Italian artist and academic administrator

Simonetta Moro is an Italian and American visual artist, scholar, and academic administrator. She is the current President and a Professor of Art, Philosophy, and Visual Studies at the Institute for Doctoral Studies in the Visual Arts (IDSVA). Her work focuses on cartographic aesthetics, painting, and the philosophical intersections of memory and place.

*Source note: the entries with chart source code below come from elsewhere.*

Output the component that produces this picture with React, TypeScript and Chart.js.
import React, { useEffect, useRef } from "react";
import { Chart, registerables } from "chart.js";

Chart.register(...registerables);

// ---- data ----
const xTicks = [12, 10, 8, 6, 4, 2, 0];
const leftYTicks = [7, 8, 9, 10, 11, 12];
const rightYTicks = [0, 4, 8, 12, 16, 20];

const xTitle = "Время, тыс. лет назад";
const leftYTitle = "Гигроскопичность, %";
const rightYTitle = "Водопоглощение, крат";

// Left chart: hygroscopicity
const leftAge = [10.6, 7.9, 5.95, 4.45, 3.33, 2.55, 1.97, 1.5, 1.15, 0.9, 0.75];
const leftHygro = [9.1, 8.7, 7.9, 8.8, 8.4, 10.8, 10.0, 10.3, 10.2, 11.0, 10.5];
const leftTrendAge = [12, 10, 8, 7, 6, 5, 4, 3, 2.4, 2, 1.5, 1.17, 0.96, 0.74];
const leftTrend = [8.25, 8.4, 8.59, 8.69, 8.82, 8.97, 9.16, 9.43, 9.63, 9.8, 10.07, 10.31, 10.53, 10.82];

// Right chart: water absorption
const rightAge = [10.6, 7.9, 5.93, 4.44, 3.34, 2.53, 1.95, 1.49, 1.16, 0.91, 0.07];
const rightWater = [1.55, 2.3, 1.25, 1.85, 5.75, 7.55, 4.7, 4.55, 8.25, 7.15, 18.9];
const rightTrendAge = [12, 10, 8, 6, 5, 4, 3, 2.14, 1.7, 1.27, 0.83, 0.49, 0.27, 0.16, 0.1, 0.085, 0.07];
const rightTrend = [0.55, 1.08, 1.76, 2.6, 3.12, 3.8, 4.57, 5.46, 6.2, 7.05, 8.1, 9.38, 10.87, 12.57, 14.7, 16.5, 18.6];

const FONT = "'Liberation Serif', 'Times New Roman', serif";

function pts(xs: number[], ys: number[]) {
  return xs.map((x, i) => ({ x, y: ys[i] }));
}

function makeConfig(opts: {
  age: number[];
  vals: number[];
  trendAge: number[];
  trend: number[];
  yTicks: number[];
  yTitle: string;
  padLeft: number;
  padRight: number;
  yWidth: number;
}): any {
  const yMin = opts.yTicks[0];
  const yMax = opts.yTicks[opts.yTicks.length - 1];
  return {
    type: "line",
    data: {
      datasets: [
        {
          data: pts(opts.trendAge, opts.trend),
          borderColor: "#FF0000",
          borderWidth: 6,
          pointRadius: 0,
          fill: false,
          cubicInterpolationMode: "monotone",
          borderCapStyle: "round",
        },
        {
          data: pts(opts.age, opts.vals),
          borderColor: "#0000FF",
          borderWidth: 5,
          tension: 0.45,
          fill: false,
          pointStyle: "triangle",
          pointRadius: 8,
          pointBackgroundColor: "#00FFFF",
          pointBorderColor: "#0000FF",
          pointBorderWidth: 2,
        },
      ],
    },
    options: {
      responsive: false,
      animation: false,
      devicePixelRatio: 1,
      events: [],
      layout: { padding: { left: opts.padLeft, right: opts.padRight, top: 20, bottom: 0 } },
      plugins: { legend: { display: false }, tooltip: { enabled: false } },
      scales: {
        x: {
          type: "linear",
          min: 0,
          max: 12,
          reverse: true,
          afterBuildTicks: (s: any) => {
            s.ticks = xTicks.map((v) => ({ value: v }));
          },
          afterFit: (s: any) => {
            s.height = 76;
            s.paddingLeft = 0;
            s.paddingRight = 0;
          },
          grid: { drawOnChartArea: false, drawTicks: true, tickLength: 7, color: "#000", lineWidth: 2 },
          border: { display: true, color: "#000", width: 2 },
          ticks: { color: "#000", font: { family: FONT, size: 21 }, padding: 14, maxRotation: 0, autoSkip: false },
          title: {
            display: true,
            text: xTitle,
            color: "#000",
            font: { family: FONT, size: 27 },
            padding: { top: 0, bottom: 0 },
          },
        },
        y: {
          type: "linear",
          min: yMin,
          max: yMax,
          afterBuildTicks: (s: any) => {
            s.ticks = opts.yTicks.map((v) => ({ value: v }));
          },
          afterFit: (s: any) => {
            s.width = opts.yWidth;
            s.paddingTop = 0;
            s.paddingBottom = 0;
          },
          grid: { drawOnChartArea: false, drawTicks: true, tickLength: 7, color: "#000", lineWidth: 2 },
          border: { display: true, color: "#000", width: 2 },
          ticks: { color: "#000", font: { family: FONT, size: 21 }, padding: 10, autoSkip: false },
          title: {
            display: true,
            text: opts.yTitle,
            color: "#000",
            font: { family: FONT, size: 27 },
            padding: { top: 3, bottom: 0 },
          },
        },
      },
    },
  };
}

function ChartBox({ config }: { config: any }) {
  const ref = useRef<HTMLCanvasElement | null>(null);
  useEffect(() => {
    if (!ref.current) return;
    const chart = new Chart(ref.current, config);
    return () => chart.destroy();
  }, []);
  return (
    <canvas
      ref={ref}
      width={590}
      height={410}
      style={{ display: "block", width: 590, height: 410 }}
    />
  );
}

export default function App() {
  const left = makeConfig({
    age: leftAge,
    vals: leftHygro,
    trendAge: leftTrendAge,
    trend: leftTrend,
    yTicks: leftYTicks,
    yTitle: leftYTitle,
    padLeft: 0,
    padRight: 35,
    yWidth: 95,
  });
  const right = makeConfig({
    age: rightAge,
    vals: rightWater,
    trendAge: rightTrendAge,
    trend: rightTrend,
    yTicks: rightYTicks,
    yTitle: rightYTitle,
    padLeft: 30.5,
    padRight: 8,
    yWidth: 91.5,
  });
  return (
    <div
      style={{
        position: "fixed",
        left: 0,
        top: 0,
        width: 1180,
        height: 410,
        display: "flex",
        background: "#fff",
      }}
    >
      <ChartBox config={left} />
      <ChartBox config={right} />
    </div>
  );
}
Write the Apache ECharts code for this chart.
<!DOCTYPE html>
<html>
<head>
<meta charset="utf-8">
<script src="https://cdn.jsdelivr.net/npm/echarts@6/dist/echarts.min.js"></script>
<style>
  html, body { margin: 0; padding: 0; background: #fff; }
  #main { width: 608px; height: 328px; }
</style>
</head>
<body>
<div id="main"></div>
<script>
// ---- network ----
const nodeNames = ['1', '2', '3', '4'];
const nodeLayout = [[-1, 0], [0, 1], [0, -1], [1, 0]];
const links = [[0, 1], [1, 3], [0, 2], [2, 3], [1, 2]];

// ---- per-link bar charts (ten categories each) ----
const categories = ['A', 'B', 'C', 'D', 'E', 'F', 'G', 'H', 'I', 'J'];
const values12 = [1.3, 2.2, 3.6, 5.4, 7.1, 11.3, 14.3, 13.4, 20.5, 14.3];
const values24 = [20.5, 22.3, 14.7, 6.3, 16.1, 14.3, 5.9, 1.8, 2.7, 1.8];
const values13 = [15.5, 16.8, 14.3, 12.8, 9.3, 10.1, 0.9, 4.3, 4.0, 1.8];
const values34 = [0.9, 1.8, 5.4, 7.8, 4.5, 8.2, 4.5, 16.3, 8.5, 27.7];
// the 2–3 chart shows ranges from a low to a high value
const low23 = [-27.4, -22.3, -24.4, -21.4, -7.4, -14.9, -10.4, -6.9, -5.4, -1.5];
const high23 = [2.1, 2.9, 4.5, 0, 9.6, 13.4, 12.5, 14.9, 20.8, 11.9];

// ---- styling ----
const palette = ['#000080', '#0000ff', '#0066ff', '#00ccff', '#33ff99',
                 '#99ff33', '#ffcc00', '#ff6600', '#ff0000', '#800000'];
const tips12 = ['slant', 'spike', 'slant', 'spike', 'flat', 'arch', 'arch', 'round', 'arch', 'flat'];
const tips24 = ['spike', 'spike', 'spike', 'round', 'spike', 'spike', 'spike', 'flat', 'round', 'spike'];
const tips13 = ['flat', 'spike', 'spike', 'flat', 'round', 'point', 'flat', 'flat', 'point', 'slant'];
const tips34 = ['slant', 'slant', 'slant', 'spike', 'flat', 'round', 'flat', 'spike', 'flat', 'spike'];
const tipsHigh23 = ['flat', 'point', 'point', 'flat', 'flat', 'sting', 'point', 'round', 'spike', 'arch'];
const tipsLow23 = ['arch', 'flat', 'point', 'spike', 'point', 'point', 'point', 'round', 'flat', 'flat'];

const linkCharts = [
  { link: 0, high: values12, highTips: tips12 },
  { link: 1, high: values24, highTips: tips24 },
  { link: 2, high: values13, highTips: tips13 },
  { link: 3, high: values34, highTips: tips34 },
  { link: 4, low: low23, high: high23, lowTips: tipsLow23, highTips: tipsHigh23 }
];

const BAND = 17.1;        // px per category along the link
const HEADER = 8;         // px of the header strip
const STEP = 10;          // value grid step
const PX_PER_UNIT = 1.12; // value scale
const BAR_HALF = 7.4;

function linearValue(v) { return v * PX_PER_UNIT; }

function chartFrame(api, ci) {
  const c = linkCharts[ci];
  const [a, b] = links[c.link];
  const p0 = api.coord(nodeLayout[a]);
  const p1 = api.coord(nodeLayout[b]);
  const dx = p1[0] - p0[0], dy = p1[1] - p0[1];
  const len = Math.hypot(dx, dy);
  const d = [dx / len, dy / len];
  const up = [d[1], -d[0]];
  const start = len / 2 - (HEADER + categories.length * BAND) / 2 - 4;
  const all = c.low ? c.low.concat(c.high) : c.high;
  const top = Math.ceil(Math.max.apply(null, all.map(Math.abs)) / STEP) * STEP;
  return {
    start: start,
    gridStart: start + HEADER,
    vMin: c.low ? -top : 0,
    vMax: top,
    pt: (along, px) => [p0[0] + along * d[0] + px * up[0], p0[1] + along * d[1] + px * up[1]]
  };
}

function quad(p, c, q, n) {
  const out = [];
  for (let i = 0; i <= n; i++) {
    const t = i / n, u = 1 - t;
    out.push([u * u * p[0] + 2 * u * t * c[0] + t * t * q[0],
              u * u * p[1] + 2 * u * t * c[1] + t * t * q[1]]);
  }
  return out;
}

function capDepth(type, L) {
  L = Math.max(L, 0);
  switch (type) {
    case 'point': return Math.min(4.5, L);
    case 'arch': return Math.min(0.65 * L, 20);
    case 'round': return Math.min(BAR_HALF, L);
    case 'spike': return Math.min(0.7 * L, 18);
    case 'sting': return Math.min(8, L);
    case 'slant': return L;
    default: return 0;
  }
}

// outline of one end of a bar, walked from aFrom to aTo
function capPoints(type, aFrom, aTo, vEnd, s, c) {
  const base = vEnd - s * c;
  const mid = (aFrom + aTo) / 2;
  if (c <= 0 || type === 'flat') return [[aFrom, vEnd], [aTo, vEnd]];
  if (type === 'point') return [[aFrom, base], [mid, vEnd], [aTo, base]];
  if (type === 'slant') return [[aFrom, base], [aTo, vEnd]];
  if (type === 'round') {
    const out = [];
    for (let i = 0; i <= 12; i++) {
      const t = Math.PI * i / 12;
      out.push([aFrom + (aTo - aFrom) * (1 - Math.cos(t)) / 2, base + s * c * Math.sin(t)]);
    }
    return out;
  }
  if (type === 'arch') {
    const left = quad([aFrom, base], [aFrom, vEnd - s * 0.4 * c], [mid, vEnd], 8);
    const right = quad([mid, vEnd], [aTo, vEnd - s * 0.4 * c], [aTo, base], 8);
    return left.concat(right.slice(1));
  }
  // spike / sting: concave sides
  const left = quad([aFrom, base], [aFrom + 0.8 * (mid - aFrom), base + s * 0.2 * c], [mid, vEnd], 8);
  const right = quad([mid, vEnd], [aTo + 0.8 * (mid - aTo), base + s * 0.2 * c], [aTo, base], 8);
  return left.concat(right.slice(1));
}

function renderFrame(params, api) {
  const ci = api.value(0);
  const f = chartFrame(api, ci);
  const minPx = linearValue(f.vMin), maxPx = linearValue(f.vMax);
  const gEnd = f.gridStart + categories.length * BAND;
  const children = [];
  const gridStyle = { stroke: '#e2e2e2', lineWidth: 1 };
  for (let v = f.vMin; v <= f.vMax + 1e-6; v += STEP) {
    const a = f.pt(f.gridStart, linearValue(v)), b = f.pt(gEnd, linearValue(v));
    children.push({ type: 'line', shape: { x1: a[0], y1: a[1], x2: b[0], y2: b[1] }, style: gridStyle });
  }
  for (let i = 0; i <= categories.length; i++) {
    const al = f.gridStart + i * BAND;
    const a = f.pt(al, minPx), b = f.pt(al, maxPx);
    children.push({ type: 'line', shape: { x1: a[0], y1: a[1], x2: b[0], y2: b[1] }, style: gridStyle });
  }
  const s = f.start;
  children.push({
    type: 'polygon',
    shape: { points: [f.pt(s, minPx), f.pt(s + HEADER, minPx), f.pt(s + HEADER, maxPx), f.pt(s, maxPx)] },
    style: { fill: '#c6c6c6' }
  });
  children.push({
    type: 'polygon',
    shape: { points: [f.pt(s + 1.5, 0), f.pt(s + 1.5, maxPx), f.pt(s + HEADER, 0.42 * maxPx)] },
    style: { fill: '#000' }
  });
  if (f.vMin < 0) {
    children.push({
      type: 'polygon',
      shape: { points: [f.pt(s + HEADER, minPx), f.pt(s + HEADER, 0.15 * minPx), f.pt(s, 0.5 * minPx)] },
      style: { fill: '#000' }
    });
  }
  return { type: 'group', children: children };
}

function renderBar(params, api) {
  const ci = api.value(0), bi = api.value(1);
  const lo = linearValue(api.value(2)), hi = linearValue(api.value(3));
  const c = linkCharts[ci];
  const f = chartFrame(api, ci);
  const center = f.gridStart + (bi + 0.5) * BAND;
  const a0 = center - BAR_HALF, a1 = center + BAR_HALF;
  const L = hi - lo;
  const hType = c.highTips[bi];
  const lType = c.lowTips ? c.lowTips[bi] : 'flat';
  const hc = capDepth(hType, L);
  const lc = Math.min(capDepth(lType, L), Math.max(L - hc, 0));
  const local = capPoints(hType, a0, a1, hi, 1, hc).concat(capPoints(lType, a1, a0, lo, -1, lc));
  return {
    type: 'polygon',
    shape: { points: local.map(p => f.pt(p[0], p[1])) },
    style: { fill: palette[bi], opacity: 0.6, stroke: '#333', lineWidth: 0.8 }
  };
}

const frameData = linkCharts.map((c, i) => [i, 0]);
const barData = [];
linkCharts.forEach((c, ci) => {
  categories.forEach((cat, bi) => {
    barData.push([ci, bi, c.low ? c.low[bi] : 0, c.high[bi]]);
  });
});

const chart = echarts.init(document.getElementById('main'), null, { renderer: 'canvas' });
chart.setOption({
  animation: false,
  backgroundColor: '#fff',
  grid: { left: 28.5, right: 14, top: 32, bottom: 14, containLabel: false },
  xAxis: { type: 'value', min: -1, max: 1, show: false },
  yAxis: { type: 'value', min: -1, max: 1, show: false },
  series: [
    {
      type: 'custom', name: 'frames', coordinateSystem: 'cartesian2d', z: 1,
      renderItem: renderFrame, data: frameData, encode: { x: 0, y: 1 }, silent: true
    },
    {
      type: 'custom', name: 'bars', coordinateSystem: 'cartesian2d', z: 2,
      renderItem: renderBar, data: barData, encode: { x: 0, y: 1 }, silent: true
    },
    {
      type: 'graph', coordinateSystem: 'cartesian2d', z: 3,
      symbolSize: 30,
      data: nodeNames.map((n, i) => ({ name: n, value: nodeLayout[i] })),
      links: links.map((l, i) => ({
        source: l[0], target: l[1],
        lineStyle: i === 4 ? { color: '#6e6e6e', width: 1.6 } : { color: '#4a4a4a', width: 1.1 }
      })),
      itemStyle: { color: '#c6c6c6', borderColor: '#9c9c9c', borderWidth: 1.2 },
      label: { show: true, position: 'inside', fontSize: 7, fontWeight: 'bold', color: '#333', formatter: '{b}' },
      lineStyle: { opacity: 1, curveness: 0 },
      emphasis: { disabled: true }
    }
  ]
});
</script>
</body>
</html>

== Early life and education==
Moro was born in Italy and received her initial artistic training at the Accademia di Belle Arti di Bologna, where she graduated magna cum laude with a thesis on “Mark Rothko and the experience of the sacred in painting.” She later moved to the United Kingdom, earning a Master of Arts from the Winchester School of Art at the University of Southampton and a PhD in Fine Arts from the University of Central Lancashire, with a dissertation on “Reconstructing Babel.” Between 1997 and 2004 she attended several classes at the Internationalen Sommerakademie für bildende Kunst Salzburg, studying with Jim Dine, Jacobo Borges, Ilya Kabakov, Emilia Kabakov, and Marjetica Potrc. In 2003, she was a resident at the Skowhegan School of Painting and Sculpture in Maine.

== Academic career ==
From 2003 to 2012, she served as an Assistant Professor at Eugene Lang College, where she developed and chaired their visual art program, and Parsons School of Design in New York City. At Eugene Lang, she founded and curated the Skybridge Art & Sound Space. In 2012, she joined the Institute for Doctoral Studies in the Visual Arts (IDSVA), serving as Director and Vice President for Academic Affairs before being named president in 2024, succeeding founding president George Smith.

== Artistic and Scholarly Work ==
Moro’s artistic practice often utilizes "mapping" as a primary aesthetic and theoretical tool. Her drawings, prints, paintings, and mappings depict the flow of change, landmasses, the depth of history, and psychological states or memory.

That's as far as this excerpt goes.